As histórias inacreditáveis não ficam por aqui. No livro, Nelson Marques recordada a “situação-limite” de Alain Ducasse, o “imperador da cozinha francesa”. “O Ducasse tinha 27 anos quando se tornou o chefe mais novo a chegar às duas estrelas Michelin. Era uma estrela da gastronomia em França. Nesse mesmo ano sobreviveu a um acidente de avião, foi o único sobrevivente”, lembra. “O livro está salpicado deste tipo de histórias e é da soma delas que conseguimos mostrar toda as dimensões destas personagens. Citando o Massimo Bottura: ‘Hoje somos mais do que a soma das nossas receitas’”.
“Agora é cool ser chefe” Alguém que mereceu bastante destaque ao longo da conversa foi José Avillez, que este ano se tornou o primeiro chefe português a figurar no top-50 dos melhores restaurantes do mundo (o Belcanto surge na posição n.o 42) e surpreendeu pela positiva o escritor. “Temos todos a ideia de que conhecemos o José Avillez. Ele está em todo o lado, é difícil contestar que é o cozinheiro português com maior sucesso. A par do Ljubomir, são os dois chefes mais mediáticos em Portugal”.
No livro, a história do chefe português é um dos momentos mais duros. “A dada altura, a nossa conversa parecia psicanálise”, revelou. “Explorámos vários terrenos, ele perdeu o pai muito cedo e conta como se tornou o homem da casa. É uma parte dura da conversa e de ler. Ele diz que tem muitas memórias boas da infância, mas são todas ofuscadas pelos momentos de perda”. Uma partilha que se tornou especial para o jornalista. “Acabou por ser muito surpreendente ter ido muito mais além do que eu esperava, era isso que eu queria: humanizar estas pessoas. Ele conseguiu isso”.

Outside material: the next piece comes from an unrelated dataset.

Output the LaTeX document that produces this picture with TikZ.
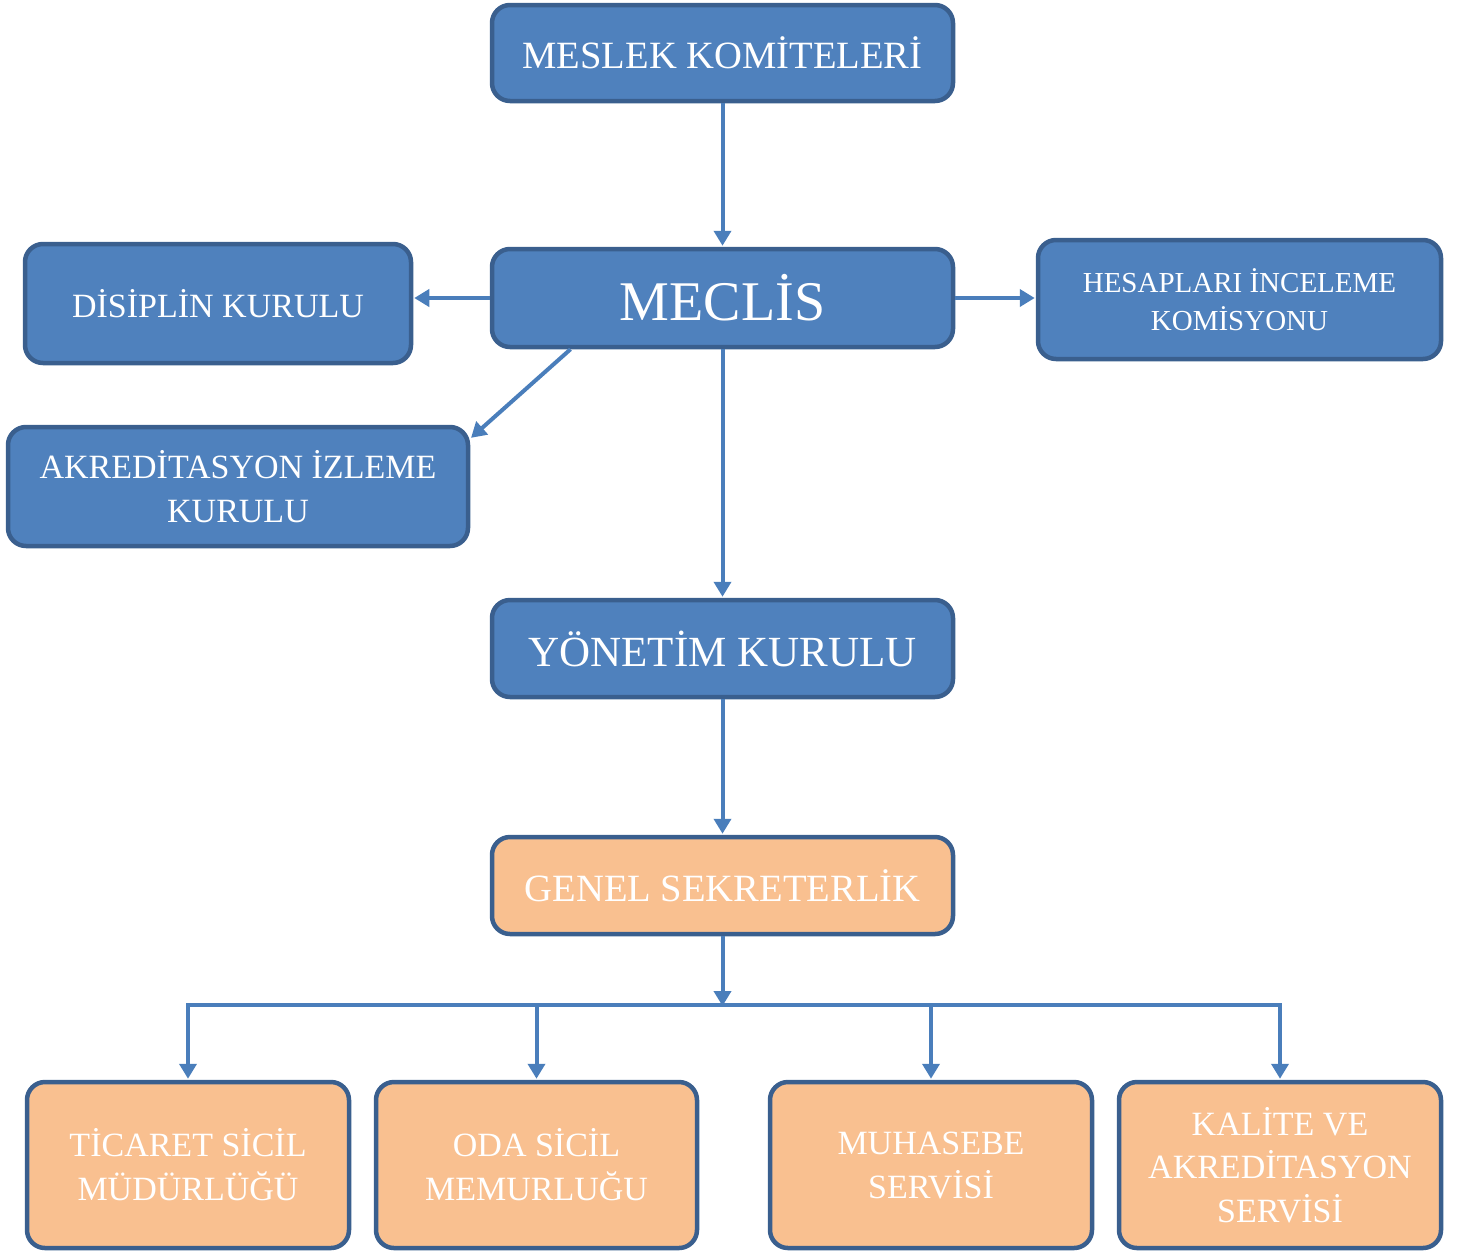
\documentclass[tikz,border=0pt]{standalone}
\usepackage{fontspec}
\setmainfont{Liberation Serif}
\usetikzlibrary{arrows.meta}
\definecolor{blu}{HTML}{4F81BD}
\definecolor{bdr}{HTML}{3A5F8E}
\definecolor{arr}{HTML}{4A7EBB}
\definecolor{org}{HTML}{F9C090}
\tikzset{
  box/.style={draw=bdr, line width=4.5pt, rounded corners=18pt, text=white, align=center, inner sep=0pt},
  bluebox/.style={box, fill=blu},
  orgbox/.style={box, fill=org},
  conn/.style={draw=arr, line width=4pt},
  arrow/.style={conn, -{Triangle[width=17pt,length=15pt]}, shorten >=1pt},
}
\newcommand{\fs}[2]{\fontsize{#1}{#2}\selectfont}
\begin{document}
\begin{tikzpicture}[x=1pt,y=-1pt]
\useasboundingbox (0,0) rectangle (1468,1259);
% top boxes
\node[bluebox, minimum width=461pt, minimum height=96pt, font=\fs{38.6}{46}] (mes) at (722.5,53) {MESLEK KOMİTELERİ};
\node[bluebox, minimum width=461pt, minimum height=98pt, font=\fs{56}{66}] (mec) at (722.5,298) {MECLİS};
\node[bluebox, minimum width=386pt, minimum height=119pt, font=\fs{34}{44}] (dis) at (218,303.5) {DİSİPLİN KURULU};
\node[bluebox, minimum width=403pt, minimum height=119pt, font=\fs{29}{38}] (hes) at (1239.5,299.5) {HESAPLARI İNCELEME\\KOMİSYONU};
\node[bluebox, minimum width=460pt, minimum height=119pt, font=\fs{34}{44}] (akr) at (238,486.5) {AKREDİTASYON İZLEME\\KURULU};
\node[bluebox, minimum width=461pt, minimum height=97pt, font=\fs{43}{52}] (yon) at (722.5,648.5) {YÖNETİM KURULU};
\node[orgbox, minimum width=461pt, minimum height=97pt, font=\fs{38.6}{46}] (gen) at (722.5,885.5) {GENEL SEKRETERLİK};
% bottom boxes
\node[orgbox, minimum width=322pt, minimum height=166pt, font=\fs{34}{44}] (tic) at (188,1165) {TİCARET SİCİL\\MÜDÜRLÜĞÜ};
\node[orgbox, minimum width=321pt, minimum height=166pt, font=\fs{34}{44}] (oda) at (536.5,1165) {ODA SİCİL\\MEMURLUĞU};
\node[orgbox, minimum width=322pt, minimum height=166pt, font=\fs{34}{44}] (muh) at (931,1165) {MUHASEBE\\SERVİSİ};
\node[orgbox, minimum width=322pt, minimum height=166pt, font=\fs{34}{43.5}] (kal) at (1280,1165) {KALİTE VE\\AKREDİTASYON\\SERVİSİ};
% connectors
\draw[arrow] (mes) -- (mec);
\draw[arrow] (mec.west) -- (mec.west -| dis.east);
\draw[arrow] (mec.east) -- (mec.east -| hes.west);
\draw[arrow] ([xshift=-152pt]mec.south) -- ([yshift=48pt]akr.east);
\draw[arrow] (mec) -- (yon);
\draw[arrow] (yon) -- (gen);
\coordinate (bus) at (722.5,1005);
\draw[arrow, shorten >=-1pt] (gen) -- (bus);
\draw[conn] ([xshift=-2pt]bus -| tic.north) -- ([xshift=2pt]bus -| kal.north);
\draw[arrow] (bus -| tic.north) -- (tic);
\draw[arrow] (bus -| oda.north) -- (oda);
\draw[arrow] (bus -| muh.north) -- (muh);
\draw[arrow] (bus -| kal.north) -- (kal);
\end{tikzpicture}
\end{document}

Quanto ao estado atual da alta-cozinha em Portugal, Nelson acredita que se está a viver um momento “santo” na gastronomia portuguesa, com jovens chefes talentosos e decididos a quebrar barreiras, usando, mais uma vez, o exemplo de José Avillez para ilustrar esta situação. “Quando [o Avillez] disse em casa que queria ser cozinheiro, a empregada dele chorou. O ‘menino Zé ia fazer algo que era para as ‘pessoas como ela’. Na sua ótica, uma pessoa como o José iria para a arquitetura, mas dentro dele havia um cozinheiro. Não era comum seguir este caminho, não era o caminho óbvio, mas já não é assim. Hoje há uma geração para a qual é cool ser chefe”.